#### The task
Each line containing the word "with" should be found and copied.

#### Entries supplied
+--
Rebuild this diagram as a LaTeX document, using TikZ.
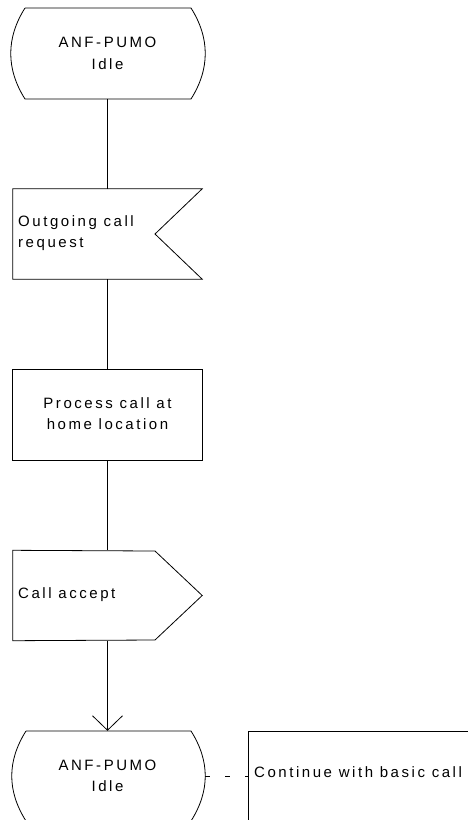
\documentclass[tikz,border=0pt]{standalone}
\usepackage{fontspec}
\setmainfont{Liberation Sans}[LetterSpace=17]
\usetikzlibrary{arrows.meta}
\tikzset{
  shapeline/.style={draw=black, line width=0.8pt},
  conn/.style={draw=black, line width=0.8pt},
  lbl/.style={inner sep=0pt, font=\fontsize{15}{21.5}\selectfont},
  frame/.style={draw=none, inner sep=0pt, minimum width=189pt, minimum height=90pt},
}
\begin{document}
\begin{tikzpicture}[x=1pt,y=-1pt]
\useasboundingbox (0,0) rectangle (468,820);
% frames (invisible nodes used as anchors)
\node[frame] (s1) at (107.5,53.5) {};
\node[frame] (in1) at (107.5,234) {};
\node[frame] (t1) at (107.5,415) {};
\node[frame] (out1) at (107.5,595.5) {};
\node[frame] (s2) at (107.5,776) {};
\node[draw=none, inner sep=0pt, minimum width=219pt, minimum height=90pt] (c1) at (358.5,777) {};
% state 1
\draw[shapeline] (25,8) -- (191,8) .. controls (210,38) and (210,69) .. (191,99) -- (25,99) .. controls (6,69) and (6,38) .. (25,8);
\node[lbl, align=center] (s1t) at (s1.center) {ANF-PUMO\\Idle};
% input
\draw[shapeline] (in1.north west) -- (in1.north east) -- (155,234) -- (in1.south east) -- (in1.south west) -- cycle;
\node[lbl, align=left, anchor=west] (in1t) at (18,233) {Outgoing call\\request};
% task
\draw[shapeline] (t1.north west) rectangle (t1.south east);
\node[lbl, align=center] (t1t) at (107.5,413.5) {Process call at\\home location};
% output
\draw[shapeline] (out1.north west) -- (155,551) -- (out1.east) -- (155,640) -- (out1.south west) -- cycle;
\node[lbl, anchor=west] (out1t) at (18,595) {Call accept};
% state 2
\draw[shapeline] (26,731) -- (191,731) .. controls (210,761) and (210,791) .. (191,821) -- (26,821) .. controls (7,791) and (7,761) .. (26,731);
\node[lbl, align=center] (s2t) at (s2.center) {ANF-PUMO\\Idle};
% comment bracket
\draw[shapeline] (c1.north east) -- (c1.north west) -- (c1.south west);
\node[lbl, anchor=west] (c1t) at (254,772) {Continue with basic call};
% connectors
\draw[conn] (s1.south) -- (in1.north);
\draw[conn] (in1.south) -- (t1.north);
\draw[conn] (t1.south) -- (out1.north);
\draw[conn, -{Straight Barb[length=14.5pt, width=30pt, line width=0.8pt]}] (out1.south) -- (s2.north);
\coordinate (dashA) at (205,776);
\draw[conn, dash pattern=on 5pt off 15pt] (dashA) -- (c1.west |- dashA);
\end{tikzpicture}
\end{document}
+--
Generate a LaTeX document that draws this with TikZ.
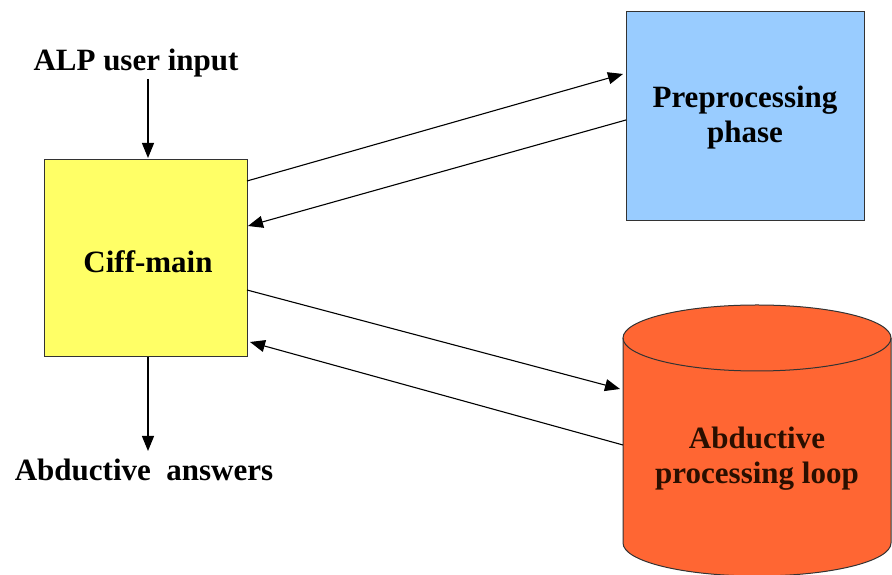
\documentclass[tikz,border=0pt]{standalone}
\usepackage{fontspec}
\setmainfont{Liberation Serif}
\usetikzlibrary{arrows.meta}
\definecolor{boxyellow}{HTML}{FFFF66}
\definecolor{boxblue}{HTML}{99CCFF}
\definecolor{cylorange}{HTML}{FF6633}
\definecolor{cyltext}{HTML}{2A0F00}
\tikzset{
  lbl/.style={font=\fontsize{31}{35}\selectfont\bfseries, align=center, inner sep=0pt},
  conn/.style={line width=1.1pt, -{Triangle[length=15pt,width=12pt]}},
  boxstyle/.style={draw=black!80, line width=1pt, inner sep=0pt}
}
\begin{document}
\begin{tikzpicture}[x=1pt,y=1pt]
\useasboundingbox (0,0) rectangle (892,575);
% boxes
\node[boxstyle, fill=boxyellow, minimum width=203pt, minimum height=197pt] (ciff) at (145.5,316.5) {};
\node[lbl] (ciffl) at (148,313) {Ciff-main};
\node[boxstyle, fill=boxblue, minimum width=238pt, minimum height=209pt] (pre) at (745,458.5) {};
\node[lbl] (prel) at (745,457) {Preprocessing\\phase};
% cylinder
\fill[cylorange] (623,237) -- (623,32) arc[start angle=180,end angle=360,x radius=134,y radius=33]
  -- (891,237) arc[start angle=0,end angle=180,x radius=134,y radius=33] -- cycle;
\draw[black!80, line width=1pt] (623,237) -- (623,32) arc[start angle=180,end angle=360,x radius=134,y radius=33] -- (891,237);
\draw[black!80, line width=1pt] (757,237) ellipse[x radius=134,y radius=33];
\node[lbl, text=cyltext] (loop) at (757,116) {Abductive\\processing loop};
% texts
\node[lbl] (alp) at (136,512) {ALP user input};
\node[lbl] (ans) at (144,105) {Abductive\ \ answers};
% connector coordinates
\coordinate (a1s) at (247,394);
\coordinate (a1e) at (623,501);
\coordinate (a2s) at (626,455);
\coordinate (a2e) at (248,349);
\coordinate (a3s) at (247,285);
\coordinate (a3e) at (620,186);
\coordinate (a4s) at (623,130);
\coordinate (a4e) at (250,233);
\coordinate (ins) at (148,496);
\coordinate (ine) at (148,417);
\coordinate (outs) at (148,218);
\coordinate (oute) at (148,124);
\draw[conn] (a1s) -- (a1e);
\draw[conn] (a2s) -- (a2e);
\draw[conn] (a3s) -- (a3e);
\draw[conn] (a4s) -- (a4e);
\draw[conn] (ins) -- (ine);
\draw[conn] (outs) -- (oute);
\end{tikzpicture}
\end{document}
+--
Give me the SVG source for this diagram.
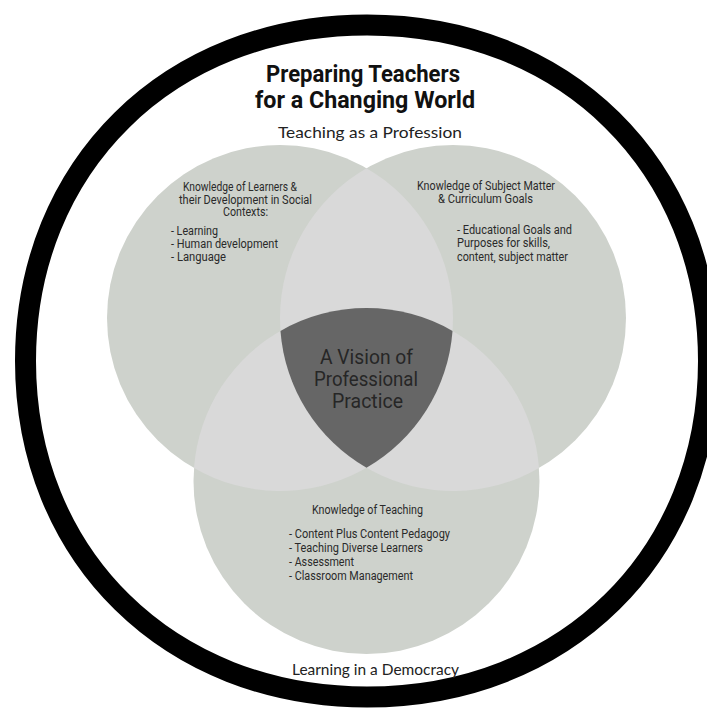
+--
#### Answer for the task
\node[lbl, anchor=west] (c1t) at (254,772) {Continue with basic call};
Generate a LaTeX document that draws this with TikZ.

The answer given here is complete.